Oder wie es der renommerte US-Wissenschafter Eric Topol formuliert: "Die BA.2-Welle in den USA wird sich bald in eine BA.2.12.1-Welle verwandeln."
Laut einer US-Datenauswertung, die Lauterbach und auch Topol in ihre Twitter-Nachrichten einbetteten, hat diese Omikron-Subvariante einen enormen Wachstumsvorteil gegenüber BA.2. Demnach verdoppeln sich die absoluten Infektionszahlen jede Woche.
Besonders stark ist die Zunahme in New York und New Jersey. Das wird von vielen Experten als besorgniserregend gesehen - "die große Mehrzahl der Menschen in New York ist entweder geimpft, genesen oder beides", sagte der Mediziner Daniel Griffin vom Columbia University Medical Center zu CNN. "Was wir also jetzt sehen sind Reinfektionen, wir sehen eine Umgehung des Immunsystems."
Deutlich höhere Infektiosität?
Bereits vergangene Woche sprachen die New Yorker Gesundheitsbehörden von einer um 25 Prozent höheren Infektiosität im Vergleich zu BA.2 - möglicherweise ist dieser Prozentsatz aber auch noch deutlich höher.
Doch was das tatsächlich für den Pandemieverlauf bedeutet ist noch offen: Derzeit gibt es noch keine Hinweise darauf, dass BA.2.12.1 zu mehr schweren Krankheitsverläufen führt. "Wenn Sie geimpft sind oder infiziert waren und neuerlich Covid einfangen, ist das Risiko für einen Spitalsaufenthalt um 90 Prozent reduziert." Und wird die Infektion früh erkannt und werden Risikopersonen mit monoklonalen Antikörpern oder dem Medikament Paxlovid behandelt, reduziert sich das Restrisiko nochmals um 90 Prozent.
Der Molekularbiologe und Immunologe Andreas Bergthaler, Professor für Molekulare Immunologie an der MedUni Wien und Leiter des Instituts für Hygiene und Angewandte Immunologie, betonte kürzlich ebenfalls, dass es keine Anhaltspunkte für einen schwereren Krankheitsverlauf bei Ungeimpften und nicht Genesenen gibt.
Und ebenso gibt es keine Hinweise darauf, dass diese oder eine andere Omikron-Subvariante eine bereits bestehende Immunität durch Impfung oder Genesung so stark umgehen kann, dass hier der bisherige hohe Schutz vor schweren Krankheitsverläufen vermindert wäre.
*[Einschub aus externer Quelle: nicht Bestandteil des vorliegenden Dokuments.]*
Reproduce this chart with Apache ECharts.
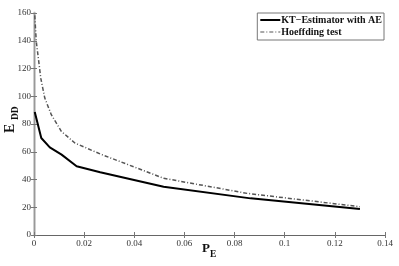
<!DOCTYPE html>
<html><head><meta charset="utf-8">
<script src="https://cdn.jsdelivr.net/npm/echarts@6/dist/echarts.min.js"></script>
<style>html,body{margin:0;padding:0;background:#fff}#c{width:399px;height:266px}</style>
</head><body><div id="c"></div>
<script>
var xTicks = [0, 0.02, 0.04, 0.06, 0.08, 0.1, 0.12, 0.14];
var yTicks = [0, 20, 40, 60, 80, 100, 120, 140, 160];
var ktX = [0.0003, 0.0029, 0.0063, 0.011, 0.017, 0.0264, 0.0517, 0.0864, 0.13];
var ktY = [88.6, 69.9, 63.2, 57.9, 49.5, 45.2, 34.8, 26.4, 18.7];
var hoX = [0.0003, 0.0009, 0.0019, 0.0027, 0.0043, 0.0069, 0.0109, 0.0163, 0.0264, 0.0517, 0.085, 0.13];
var hoY = [158.3, 139.6, 125, 113, 98.7, 86.7, 74.7, 66.3, 58.4, 40.9, 30, 20.4];
var names = ['KT\u2212Estimator with AE', 'Hoeffding test'];
var xName = ['P', 'E'];
var yName = ['E', 'DD'];

function pairs(xs, ys){ return xs.map(function(x,i){ return [x, ys[i]]; }); }
var serif = 'Liberation Serif';
var chart = echarts.init(document.getElementById('c'), null, {renderer:'canvas'});
var axisCommon = {
  min: 0, axisTick: {inside: true, length: 3, lineStyle: {color: '#777'}},
  splitLine: {show: false}
};
function txt(s, x, y, size, rot){
  return {type: 'text', x: x, y: y, rotation: rot || 0, z: 100,
    style: {text: s, fontFamily: serif, fontWeight: 'bold', fontSize: size, fill: '#111',
      align: 'left', verticalAlign: 'top', textAlign: 'left', textVerticalAlign: 'top'}};
}
var dashIcon = 'path://M0,0H4V1H0Z M6,0H7V1H6Z M9,0H13V1H9Z M15,0H16V1H15Z M18,0H20V1H18Z';
chart.setOption({
  animation: false,
  grid: {left: 34, right: 14, top: 13, bottom: 31, outerBoundsMode: 'none', containLabel: false},
  xAxis: [
    Object.assign({}, axisCommon, {type: 'value', max: 0.14, interval: 0.02, position: 'bottom',
      axisLine: {lineStyle: {color: '#888', width: 1}},
      axisLabel: {color: '#333', fontFamily: serif, fontSize: 9, margin: 4,
        formatter: function(v){ return String(+v.toFixed(2)); }}}),
    Object.assign({}, axisCommon, {type: 'value', max: 0.14, interval: 0.02, position: 'top',
      axisLine: {lineStyle: {color: '#666', width: 1}}, axisLabel: {show: false}})
  ],
  yAxis: [
    Object.assign({}, axisCommon, {type: 'value', max: 160, interval: 20, position: 'left',
      axisLine: {lineStyle: {color: '#cfcfcf', width: 3}},
      axisLabel: {color: '#333', fontFamily: serif, fontSize: 9, margin: 3}}),
    Object.assign({}, axisCommon, {type: 'value', max: 160, interval: 20, position: 'right',
      axisLine: {lineStyle: {color: '#999', width: 1}}, axisLabel: {show: false}})
  ],
  graphic: [
    txt(xName[0], 202, 242, 13),
    txt(xName[1], 210, 250, 9.5),
    txt(yName[0], 3, 133, 14, Math.PI / 2),
    txt(yName[1], 11, 120, 9.5, Math.PI / 2)
  ],
  legend: {
    right: 15, top: 13, orient: 'vertical', itemGap: 2, itemWidth: 20, itemHeight: 10,
    padding: [2, 2, 3, 3], borderColor: '#777', borderWidth: 1, backgroundColor: '#fff',
    textStyle: {fontFamily: serif, fontWeight: 'bold', fontSize: 10, color: '#111', padding: [0,0,0,-4]},
    data: [{name: names[0], icon: 'path://M0,0H20V2H0Z'}, {name: names[1], icon: dashIcon}]
  },
  series: [
    {name: names[0], type: 'line', data: pairs(ktX, ktY), symbol: 'none', z: 3,
      lineStyle: {color: '#000', width: 2}, itemStyle: {color: '#000'}},
    {name: names[1], type: 'line', data: pairs(hoX, hoY), symbol: 'none', z: 2,
      lineStyle: {color: '#555', width: 1.5, type: [4, 2, 1, 2]}, itemStyle: {color: '#555'}}
  ]
});
</script></body></html>
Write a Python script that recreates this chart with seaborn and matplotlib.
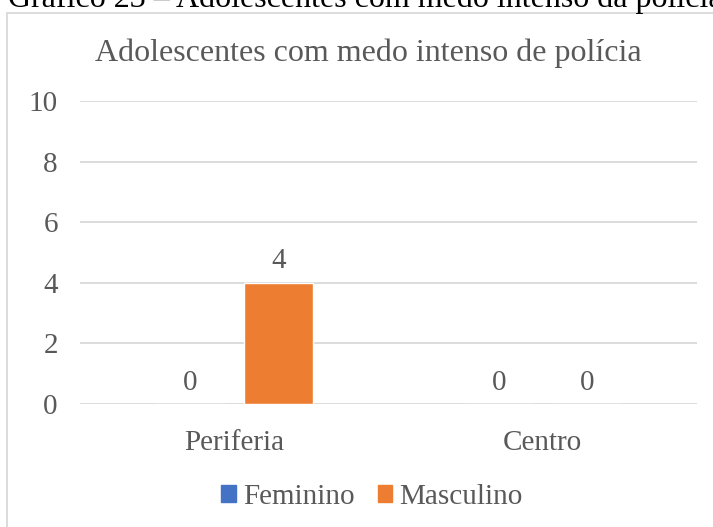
import matplotlib
matplotlib.use("Agg")
import matplotlib.pyplot as plt
import matplotlib.patches as mpatches
import seaborn as sns
import pandas as pd

regioes = ["Periferia", "Centro"]
feminino = [0, 0]
masculino = [4, 0]
series = ["Feminino", "Masculino"]
cores = ["#4472C4", "#ED7D31"]
y_ticks = [0, 2, 4, 6, 8, 10]

df = pd.DataFrame({
    "Região": regioes * 2,
    "Sexo": [series[0]] * len(regioes) + [series[1]] * len(regioes),
    "Valor": feminino + masculino,
})

sns.set_theme(style="white")
plt.rcParams["font.family"] = ["Liberation Serif", "DejaVu Serif"]
texto = "#595959"
fs = 21

W, H = 713, 527
fig = plt.figure(figsize=(W / 100, H / 100), dpi=100)
ax = fig.add_axes([80 / W, 1 - 404 / H, (697 - 80) / W, (404 - 101) / H])

sns.barplot(data=df, x="Região", y="Valor", hue="Sexo", hue_order=series,
            palette=cores, order=regioes, width=0.572, gap=0.217,
            saturation=1, ax=ax, legend=False)

ax.set_ylim(0, 10)
ax.set_yticks(y_ticks)
ax.set_xlim(-0.5, 1.5)
ax.grid(axis="y", color="#D9D9D9", linewidth=1.3)
ax.set_axisbelow(True)
for s in ax.spines.values():
    s.set_visible(False)
ax.set_xlabel("")
ax.set_ylabel("")
ax.tick_params(axis="both", length=0, labelsize=fs, labelcolor=texto)
ax.tick_params(axis="y", pad=16)
ax.tick_params(axis="x", pad=19)

for cont in ax.containers:
    ax.bar_label(cont, fmt="%d", padding=6, fontsize=fs, color=texto)

fig.text(368 / W, 1 - 53 / H, "Adolescentes com medo intenso de polícia",
         ha="center", va="center", fontsize=23, color=texto)

handles = [mpatches.Patch(color=c, label=l) for c, l in zip(cores, series)]
leg = fig.legend(handles=handles, loc="center", bbox_to_anchor=(372 / W, 1 - 497 / H),
                 ncol=2, frameon=False, fontsize=fs, handlelength=0.5,
                 handleheight=0.5, handletextpad=0.25, columnspacing=0.8)
for t in leg.get_texts():
    t.set_color(texto)

# chart frame
fig.add_artist(mpatches.Rectangle((6.5 / W, -0.1), 1.2, 1 - 12.5 / H + 0.1,
                                  transform=fig.transFigure, fill=False,
                                  edgecolor="#D9D9D9", linewidth=1.3))

fig.text(8 / W, 1 - 7 / H, "Gráfico 23 – Adolescentes com medo intenso da polícia",
         ha="left", va="baseline", fontsize=23, color="black")

fig.savefig("out.png", dpi=100)
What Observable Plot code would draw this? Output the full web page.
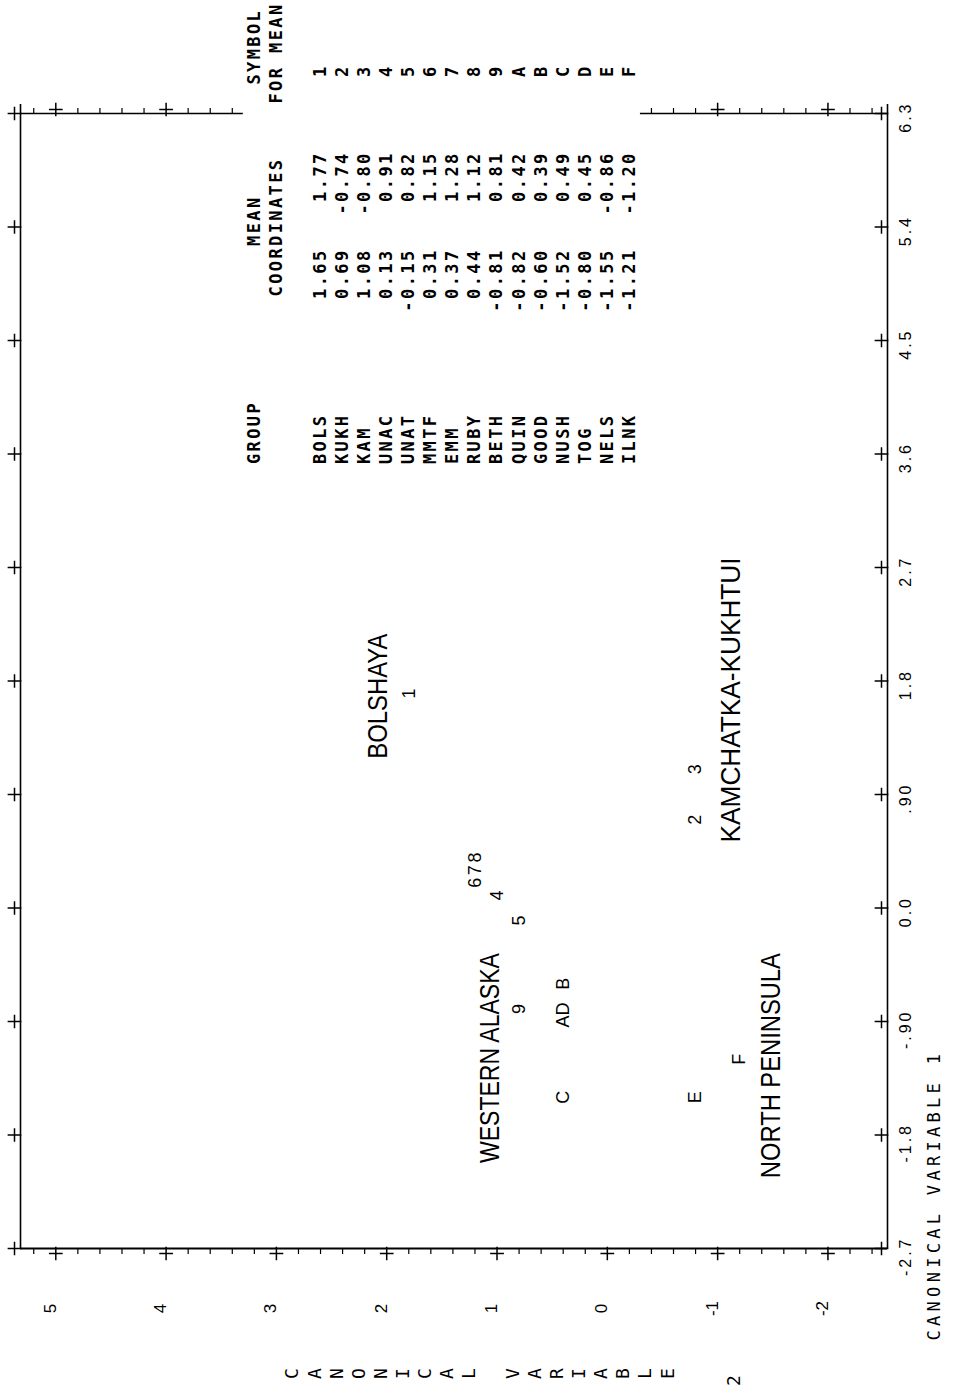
<!DOCTYPE html>
<html><head><meta charset="utf-8">
<script src="https://cdn.jsdelivr.net/npm/d3@7"></script>
<script src="https://cdn.jsdelivr.net/npm/@observablehq/plot@0.6"></script>
<style>
html,body{margin:0;padding:0;background:#fff;}
#chart svg{display:block;}
g[aria-description="legend"] text{letter-spacing:2.4px;}
g[aria-description="cv1-labels"] text{letter-spacing:3px;}
g[aria-description="axis-title"] text{letter-spacing:4.3px;}
</style></head>
<body><div id="chart"></div>
<script>
// ---- data ----
const groups  = ["BOLS","KUKH","KAM","UNAC","UNAT","MMTF","EMM","RUBY","BETH","QUIN","GOOD","NUSH","TOG","NELS","ILNK"];
const symbols = ["1","2","3","4","5","6","7","8","9","A","B","C","D","E","F"];
const canon1  = [1.65,0.69,1.08,0.13,-0.15,0.31,0.37,0.44,-0.81,-0.82,-0.60,-1.52,-0.80,-1.55,-1.21];
const canon2  = [1.77,-0.74,-0.80,0.91,0.82,1.15,1.28,1.12,0.81,0.42,0.39,0.49,0.45,-0.86,-1.20];
const cv1Ticks = [-2.7,-1.8,-0.9,0,0.9,1.8,2.7,3.6,4.5,5.4,6.3];
const cv1TickLabels = ["-2.7","-1.8","-.90","0.0",".90","1.8","2.7","3.6","4.5","5.4","6.3"];
const cv2Ticks = [-2,-1,0,1,2,3,4,5];
const cv2TickLabels = ["-2","-1","0","1","2","3","4","5"];
const regionNames = ["BOLSHAYA","WESTERN ALASKA","KAMCHATKA-KUKHTUI","NORTH PENINSULA"];
const regionCV1 = [1.68,-1.19,1.65,-1.25];
const regionCV2 = [2.08,1.06,-1.12,-1.48];

// ---- styles / layout helpers ----
const regionTextLength = [125, 210, 285, 225];   // hand-lettered labels are condensed
const xDomain = [5.32, -2.54];   // canonical variable 2 (frame left/right)
const yDomain = [-2.7, 6.3];     // canonical variable 1
const LINE = 0.2, COL = 0.1;     // printer grid
const topGap = [3.3, -0.3];      // gap in the top border for the legend

// snap symbols to printer grid, push colliding symbols down
const pts = groups.map((g,i)=>({g, s:symbols[i], c1:canon1[i], c2:canon2[i], line:Math.round(canon2[i]/LINE)}));
for (const [, arr] of d3.group(pts, d=>d.line)) {
  arr.sort((a,b)=>b.c1-a.c1);
  let prev = Infinity;
  for (const p of arr) { let c = Math.round(p.c1*10); if (c >= prev) c = prev-1; p.col = c; prev = c; }
}
pts.forEach(p=>{p.px = p.line*LINE; p.py = p.col*COL;});

const regions = regionNames.map((t,i)=>({t, x:regionCV2[i], y:regionCV1[i]}));
const legendRows = groups.map((g,i)=>({g, s:symbols[i], a:canon1[i].toFixed(2), b:canon2[i].toFixed(2), line:2.6 - LINE*i}));
const inTopBorder = v => v >= topGap[0] || v <= topGap[1];
const minor = d3.range(-12, 27).map(k=>k*0.2).filter(v=>Math.abs(v-Math.round(v))>1e-6 && v>xDomain[1] && v<xDomain[0]);
const ylabel = "CANONICAL VARIABLE".split("");

const mono = "DejaVu Sans Mono";
const sans = "Liberation Sans";
const txt = {rotate:-90, fill:"black"};
const leg = {...txt, fontFamily:mono, fontSize:17, fontWeight:"bold", ariaDescription:"legend"};

const plot = Plot.plot({
  width: 978, height: 1391,
  marginLeft: 20, marginRight: 91, marginTop: 113, marginBottom: 143,
  x: {domain: xDomain, axis: null},
  y: {domain: yDomain, axis: null},
  style: {background:"white", overflow:"visible"},
  marks: [
    // frame
    Plot.ruleX(xDomain, {stroke:"black", strokeWidth:1.6, insetTop:-9}),
    Plot.ruleY([yDomain[0]], {stroke:"black", strokeWidth:2}),
    Plot.ruleY([{x1:xDomain[0], x2:topGap[0]}, {x1:topGap[1], x2:xDomain[1]}], {x1:"x1", x2:"x2", y:()=>yDomain[1], stroke:"black", strokeWidth:1.6}),
    // minor ticks
    Plot.axisX({anchor:"top", ticks: minor.filter(inTopBorder), tickSize:6, tickFormat:()=>"", label:null, strokeWidth:1.2}),
    Plot.axisX({anchor:"bottom", ticks: minor, tickSize:6, tickFormat:()=>"", label:null, strokeWidth:1.2}),
    // major "+" ticks
    Plot.dot(cv2Ticks.filter(inTopBorder), {x:d=>d, frameAnchor:"top", dy:-4, symbol:"plus", r:4.5, stroke:"black", strokeWidth:1.5}),
    Plot.dot(cv2Ticks, {x:d=>d, frameAnchor:"bottom", dy:5, symbol:"plus", r:4.5, stroke:"black", strokeWidth:1.5}),
    Plot.dot(cv1Ticks, {y:d=>d, frameAnchor:"left", dx:-6, symbol:"plus", r:4.5, stroke:"black", strokeWidth:1.5}),
    Plot.dot(cv1Ticks, {y:d=>d, frameAnchor:"right", dx:-6, symbol:"plus", r:4.5, stroke:"black", strokeWidth:1.5}),
    // tick labels
    Plot.text(cv1Ticks, {...txt, y:d=>d, text:(d,i)=>cv1TickLabels[i], frameAnchor:"right", dx:18, dy:-12, fontFamily:sans, fontSize:16, ariaDescription:"cv1-labels"}),
    Plot.text(cv2Ticks, {...txt, x:d=>d, text:(d,i)=>cv2TickLabels[i], frameAnchor:"bottom", dy:60, fontFamily:sans, fontSize:17}),
    // axis titles
    Plot.text(["CANONICAL VARIABLE 1"], {...txt, frameAnchor:"bottom-right", dx:52, dy:92, textAnchor:"start", fontFamily:mono, fontSize:17, ariaDescription:"axis-title"}),
    Plot.text(ylabel, {...txt, x:(d,i)=>2.8 - LINE*i, text:d=>d, frameAnchor:"bottom", dy:125, fontFamily:mono, fontSize:18}),
    Plot.text(["2"], {...txt, x:()=>-1.2, frameAnchor:"bottom", dy:132, fontFamily:mono, fontSize:18}),
    // legend table
    Plot.text(["GROUP"], {...leg, x:()=>3.2, y:()=>3.52, textAnchor:"start"}),
    Plot.text(["MEAN"], {...leg, x:()=>3.2, y:()=>5.45}),
    Plot.text(["COORDINATES"], {...leg, x:()=>3.0, y:()=>5.40}),
    Plot.text(["SYMBOL"], {...leg, x:()=>3.2, y:()=>6.83}),
    Plot.text(["FOR MEAN"], {...leg, x:()=>3.0, y:()=>6.78}),
    Plot.text(legendRows, {...leg, x:"line", y:()=>3.52, text:"g", textAnchor:"start"}),
    Plot.text(legendRows, {...leg, x:"line", y:()=>5.23, text:"a", textAnchor:"end"}),
    Plot.text(legendRows, {...leg, x:"line", y:()=>6.0, text:"b", textAnchor:"end"}),
    Plot.text(legendRows, {...leg, x:"line", y:()=>6.64, text:"s"}),
    // group mean symbols
    Plot.text(pts, {...txt, x:"px", y:"py", text:"s", fontFamily:sans, fontSize:18}),
    // region annotations
    Plot.text(regions, {...txt, x:"x", y:"y", text:"t", fontFamily:sans, fontSize:28, ariaDescription:"regions"})
  ]
});
document.getElementById("chart").appendChild(plot);
plot.querySelectorAll('g[aria-description="regions"] text').forEach((el,i)=>{
  el.setAttribute("textLength", regionTextLength[i]);
  el.setAttribute("lengthAdjust", "spacingAndGlyphs");
});
</script>
</body></html>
Unumstritten unter Experten ist, dass neue Subvarianten, die künftig in größerer Zahl für Neuinfektionen sorgen werden, infektiöser sein werden, sagt Bergthaler: "Sonst würden sie es nicht schaffen sich durchzusetzen. Die Mechanismen dagegen, ob beispielsweise durch höhere Virustiter, einem geänderten Infektionsmuster im Atmungstrakt oder der Flucht vor der Immunantwort können unterschiedlich sein."
In welche Richtung geht die Variantenentwicklung?
Wie sich künftige Varianten und Subvarianten auf den Krankheitsverlauf auswirken, lässt sich hingegen nicht vorhersagen: Was Ungeimpfte und nicht Genesene betrifft, also Menschen, die noch gar keinen Kontakt mit dem Coronavirus bzw. Viruspartikeln hatten, "da kann sich eine neue Variante gegenüber einer vorhergehenden in die eine oder andere Richtung entwickeln, also zu milderen oder schwereren Verläufen führen. Da haben wir bei Omikron einfach Glück gehabt, dass es im Vergleich zu Delta mildere Verläufe auslöst."
Doch die Hoffnung besteht, dass es auch ohne Vorhersagemöglichkeit mit größerer Wahrscheinlichkeit zu einem Szenario ohne mehr schwere Erkrankungen kommt: "Jede Variante, die jetzt noch kommt, stößt auf eine Gesellschaft, die schon eine breite Immunität durch Impfungen und Infektionen hat. Deshalb sollten wir auch bei einem künftigen Virus, das noch infektiöser ist und in hohen Zahlen zirkuliert, hoffentlich weniger schwere Fälle sehen", sagt Bergthaler.